Request: Using the material below, print the line that contains "Convert this diagram to TikZ code.", the line that contains "(0,0) rectangle (1068,755);", and every line in between, exactly and nothing else.

(Collection entries)
★ ★ ★

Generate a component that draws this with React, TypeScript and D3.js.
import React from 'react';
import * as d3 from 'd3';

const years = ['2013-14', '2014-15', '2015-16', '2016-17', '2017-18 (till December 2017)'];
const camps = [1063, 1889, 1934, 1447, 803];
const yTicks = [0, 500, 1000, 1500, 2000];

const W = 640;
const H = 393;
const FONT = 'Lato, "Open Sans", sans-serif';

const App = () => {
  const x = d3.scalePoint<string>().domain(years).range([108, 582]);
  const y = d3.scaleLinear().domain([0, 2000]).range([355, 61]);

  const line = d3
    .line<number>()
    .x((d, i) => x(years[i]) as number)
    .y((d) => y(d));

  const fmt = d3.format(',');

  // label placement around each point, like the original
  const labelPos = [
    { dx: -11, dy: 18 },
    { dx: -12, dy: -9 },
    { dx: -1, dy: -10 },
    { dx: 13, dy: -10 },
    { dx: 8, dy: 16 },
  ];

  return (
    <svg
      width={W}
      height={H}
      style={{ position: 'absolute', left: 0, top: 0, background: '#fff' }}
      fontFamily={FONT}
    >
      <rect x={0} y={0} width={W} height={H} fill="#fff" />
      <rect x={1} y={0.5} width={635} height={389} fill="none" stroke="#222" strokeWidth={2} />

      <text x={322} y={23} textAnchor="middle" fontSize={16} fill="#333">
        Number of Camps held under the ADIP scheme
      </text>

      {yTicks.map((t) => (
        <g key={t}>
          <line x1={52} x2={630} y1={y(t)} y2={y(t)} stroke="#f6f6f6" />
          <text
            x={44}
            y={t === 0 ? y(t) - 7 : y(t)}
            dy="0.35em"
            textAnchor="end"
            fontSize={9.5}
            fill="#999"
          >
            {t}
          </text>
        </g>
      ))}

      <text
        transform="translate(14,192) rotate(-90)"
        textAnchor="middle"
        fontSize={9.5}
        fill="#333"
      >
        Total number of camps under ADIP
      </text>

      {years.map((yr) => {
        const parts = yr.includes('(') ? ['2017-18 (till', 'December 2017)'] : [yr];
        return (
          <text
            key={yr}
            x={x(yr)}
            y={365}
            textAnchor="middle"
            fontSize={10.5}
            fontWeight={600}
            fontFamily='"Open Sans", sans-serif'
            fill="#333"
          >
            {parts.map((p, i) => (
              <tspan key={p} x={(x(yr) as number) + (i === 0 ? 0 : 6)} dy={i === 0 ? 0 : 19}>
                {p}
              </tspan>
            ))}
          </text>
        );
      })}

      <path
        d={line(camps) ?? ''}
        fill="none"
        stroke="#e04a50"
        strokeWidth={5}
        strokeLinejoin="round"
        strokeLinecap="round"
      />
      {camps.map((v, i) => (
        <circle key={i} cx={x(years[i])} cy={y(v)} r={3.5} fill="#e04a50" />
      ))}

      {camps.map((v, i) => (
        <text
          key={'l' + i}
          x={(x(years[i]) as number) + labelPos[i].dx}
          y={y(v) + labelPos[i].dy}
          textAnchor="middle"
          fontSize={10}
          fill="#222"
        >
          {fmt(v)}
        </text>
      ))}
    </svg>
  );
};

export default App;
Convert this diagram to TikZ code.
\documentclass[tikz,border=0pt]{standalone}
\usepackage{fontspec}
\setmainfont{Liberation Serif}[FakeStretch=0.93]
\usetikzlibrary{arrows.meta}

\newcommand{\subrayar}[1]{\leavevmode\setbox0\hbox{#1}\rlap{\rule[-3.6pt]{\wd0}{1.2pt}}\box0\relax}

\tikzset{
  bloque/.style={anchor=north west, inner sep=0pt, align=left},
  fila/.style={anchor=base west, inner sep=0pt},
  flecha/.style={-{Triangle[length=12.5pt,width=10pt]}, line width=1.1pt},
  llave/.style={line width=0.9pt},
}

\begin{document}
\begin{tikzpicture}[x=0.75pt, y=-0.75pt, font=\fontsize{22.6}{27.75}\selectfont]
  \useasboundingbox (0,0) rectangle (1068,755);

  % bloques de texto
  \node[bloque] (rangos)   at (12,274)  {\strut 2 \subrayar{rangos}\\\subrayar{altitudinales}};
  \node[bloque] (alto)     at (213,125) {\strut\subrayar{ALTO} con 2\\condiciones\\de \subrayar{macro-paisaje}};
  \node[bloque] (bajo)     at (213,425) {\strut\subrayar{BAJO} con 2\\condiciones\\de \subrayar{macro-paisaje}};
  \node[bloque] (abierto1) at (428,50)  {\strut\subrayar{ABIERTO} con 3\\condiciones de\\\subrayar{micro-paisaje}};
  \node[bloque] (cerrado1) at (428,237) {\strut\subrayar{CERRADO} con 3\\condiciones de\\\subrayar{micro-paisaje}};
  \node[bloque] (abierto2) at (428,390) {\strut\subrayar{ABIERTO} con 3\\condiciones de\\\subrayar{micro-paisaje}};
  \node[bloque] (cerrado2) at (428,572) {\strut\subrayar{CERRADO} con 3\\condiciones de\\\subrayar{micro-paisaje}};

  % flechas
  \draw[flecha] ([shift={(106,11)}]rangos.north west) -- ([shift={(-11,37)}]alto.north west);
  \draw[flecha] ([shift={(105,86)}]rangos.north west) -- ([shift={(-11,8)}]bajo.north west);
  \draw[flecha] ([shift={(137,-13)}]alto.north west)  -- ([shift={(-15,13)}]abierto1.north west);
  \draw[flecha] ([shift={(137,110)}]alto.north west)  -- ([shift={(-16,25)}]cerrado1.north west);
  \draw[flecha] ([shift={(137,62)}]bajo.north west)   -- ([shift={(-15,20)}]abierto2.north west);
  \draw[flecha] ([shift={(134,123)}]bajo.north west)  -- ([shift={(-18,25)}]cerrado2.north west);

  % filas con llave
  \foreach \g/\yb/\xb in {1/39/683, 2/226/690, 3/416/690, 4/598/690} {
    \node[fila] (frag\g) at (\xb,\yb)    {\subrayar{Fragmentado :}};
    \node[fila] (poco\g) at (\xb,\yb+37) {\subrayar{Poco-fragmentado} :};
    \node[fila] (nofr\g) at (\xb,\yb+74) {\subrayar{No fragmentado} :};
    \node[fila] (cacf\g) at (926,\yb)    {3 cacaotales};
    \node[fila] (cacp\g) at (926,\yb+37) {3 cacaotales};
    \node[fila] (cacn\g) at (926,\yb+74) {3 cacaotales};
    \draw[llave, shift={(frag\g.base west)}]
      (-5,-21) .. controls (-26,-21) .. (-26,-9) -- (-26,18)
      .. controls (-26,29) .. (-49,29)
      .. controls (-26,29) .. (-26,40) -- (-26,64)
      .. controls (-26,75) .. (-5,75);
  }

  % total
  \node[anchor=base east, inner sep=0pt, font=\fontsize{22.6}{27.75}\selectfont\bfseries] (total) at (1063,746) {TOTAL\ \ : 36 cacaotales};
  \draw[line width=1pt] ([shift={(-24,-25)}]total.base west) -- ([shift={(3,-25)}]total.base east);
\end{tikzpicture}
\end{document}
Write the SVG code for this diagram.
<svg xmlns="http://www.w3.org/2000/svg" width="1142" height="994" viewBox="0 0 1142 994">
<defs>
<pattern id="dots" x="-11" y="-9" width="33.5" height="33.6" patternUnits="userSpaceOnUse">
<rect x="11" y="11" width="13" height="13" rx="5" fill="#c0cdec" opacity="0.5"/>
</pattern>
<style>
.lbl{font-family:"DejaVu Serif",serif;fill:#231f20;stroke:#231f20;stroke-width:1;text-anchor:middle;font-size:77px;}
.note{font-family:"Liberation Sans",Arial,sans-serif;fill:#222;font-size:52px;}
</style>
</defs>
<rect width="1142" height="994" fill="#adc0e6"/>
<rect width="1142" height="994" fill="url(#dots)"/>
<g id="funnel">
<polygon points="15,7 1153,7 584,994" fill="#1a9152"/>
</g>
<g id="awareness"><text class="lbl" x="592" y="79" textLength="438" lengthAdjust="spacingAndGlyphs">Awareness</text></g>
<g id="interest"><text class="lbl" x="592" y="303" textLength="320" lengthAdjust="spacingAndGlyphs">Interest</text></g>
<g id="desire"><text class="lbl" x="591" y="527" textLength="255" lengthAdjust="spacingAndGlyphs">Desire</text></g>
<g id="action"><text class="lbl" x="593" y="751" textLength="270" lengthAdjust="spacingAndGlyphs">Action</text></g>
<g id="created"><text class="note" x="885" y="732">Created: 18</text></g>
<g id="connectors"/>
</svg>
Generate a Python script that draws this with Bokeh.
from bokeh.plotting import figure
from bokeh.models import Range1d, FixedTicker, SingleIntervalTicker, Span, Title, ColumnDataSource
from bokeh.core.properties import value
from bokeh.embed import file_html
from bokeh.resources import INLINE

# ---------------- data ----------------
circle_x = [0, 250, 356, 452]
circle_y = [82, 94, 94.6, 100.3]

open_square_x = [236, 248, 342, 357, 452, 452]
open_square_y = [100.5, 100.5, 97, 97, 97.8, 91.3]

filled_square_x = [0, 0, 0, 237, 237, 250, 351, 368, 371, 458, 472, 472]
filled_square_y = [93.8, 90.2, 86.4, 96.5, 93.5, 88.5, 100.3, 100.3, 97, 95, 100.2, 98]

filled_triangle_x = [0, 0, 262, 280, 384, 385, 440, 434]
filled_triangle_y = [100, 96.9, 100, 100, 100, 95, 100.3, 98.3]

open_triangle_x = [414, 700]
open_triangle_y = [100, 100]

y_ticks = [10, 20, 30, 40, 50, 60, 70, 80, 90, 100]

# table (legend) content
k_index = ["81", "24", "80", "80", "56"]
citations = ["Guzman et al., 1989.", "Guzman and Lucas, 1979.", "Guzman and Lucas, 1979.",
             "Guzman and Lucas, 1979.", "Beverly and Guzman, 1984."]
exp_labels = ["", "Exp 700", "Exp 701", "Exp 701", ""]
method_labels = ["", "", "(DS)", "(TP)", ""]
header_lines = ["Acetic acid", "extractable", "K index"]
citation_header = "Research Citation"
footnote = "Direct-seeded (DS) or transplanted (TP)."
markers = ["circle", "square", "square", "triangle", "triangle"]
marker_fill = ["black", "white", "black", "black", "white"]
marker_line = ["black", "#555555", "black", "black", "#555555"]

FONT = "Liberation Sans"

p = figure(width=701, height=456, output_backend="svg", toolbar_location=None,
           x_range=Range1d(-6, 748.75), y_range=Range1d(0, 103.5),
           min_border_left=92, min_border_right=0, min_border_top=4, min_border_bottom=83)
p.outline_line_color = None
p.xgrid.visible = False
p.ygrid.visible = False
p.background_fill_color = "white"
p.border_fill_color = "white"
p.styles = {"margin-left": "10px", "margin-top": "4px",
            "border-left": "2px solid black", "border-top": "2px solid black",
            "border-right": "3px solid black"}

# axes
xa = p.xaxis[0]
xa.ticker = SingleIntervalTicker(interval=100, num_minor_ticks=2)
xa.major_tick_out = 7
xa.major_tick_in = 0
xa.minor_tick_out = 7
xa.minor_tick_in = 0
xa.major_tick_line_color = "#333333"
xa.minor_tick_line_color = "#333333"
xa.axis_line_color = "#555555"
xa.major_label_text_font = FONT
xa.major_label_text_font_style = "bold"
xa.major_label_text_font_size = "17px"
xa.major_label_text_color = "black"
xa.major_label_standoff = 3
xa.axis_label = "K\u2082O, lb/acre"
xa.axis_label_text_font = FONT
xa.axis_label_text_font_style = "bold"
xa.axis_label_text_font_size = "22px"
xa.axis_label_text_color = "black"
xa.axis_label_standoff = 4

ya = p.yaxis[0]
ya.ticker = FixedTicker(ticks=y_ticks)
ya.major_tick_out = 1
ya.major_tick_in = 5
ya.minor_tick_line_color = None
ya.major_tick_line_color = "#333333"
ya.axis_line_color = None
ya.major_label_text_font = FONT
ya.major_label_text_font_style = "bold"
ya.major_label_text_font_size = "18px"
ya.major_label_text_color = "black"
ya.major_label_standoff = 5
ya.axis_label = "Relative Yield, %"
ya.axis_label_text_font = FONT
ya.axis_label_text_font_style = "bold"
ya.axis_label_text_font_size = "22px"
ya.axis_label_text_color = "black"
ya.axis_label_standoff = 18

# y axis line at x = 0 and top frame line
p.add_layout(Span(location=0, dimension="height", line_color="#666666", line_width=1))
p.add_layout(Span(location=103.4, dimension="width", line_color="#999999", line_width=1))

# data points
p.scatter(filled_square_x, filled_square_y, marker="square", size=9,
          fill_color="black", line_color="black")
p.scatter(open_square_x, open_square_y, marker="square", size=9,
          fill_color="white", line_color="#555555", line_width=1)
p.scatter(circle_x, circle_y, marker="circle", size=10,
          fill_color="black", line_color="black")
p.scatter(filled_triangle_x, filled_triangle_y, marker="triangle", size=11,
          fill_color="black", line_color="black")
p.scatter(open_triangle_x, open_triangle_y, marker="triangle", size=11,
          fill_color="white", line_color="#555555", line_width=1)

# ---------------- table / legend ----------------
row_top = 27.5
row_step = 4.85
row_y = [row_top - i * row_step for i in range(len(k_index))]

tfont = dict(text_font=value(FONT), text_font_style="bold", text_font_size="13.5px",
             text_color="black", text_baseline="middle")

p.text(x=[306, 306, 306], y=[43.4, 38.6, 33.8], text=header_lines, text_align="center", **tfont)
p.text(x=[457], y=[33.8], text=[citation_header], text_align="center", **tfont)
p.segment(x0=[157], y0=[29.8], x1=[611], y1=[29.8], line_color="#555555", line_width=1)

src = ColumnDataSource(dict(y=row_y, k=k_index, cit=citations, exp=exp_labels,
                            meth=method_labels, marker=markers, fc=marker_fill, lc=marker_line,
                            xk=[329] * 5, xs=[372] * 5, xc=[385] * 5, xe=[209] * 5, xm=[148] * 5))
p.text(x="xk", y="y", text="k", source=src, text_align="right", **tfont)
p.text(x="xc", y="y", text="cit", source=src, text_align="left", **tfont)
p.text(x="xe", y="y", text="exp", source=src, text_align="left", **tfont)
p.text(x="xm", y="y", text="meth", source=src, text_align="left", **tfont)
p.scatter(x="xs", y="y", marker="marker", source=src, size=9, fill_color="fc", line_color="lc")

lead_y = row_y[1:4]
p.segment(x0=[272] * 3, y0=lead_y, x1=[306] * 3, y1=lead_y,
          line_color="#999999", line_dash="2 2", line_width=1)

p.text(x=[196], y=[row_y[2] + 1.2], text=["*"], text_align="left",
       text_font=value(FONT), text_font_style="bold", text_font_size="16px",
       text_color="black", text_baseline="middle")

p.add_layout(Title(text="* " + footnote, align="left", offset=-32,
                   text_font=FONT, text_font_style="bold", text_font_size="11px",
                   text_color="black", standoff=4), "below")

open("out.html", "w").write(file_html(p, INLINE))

★ ★ ★

Right answer:
Convert this diagram to TikZ code.
\documentclass[tikz,border=0pt]{standalone}
\usepackage{fontspec}
\setmainfont{Liberation Serif}[FakeStretch=0.93]
\usetikzlibrary{arrows.meta}

\newcommand{\subrayar}[1]{\leavevmode\setbox0\hbox{#1}\rlap{\rule[-3.6pt]{\wd0}{1.2pt}}\box0\relax}

\tikzset{
  bloque/.style={anchor=north west, inner sep=0pt, align=left},
  fila/.style={anchor=base west, inner sep=0pt},
  flecha/.style={-{Triangle[length=12.5pt,width=10pt]}, line width=1.1pt},
  llave/.style={line width=0.9pt},
}

\begin{document}
\begin{tikzpicture}[x=0.75pt, y=-0.75pt, font=\fontsize{22.6}{27.75}\selectfont]
  \useasboundingbox (0,0) rectangle (1068,755);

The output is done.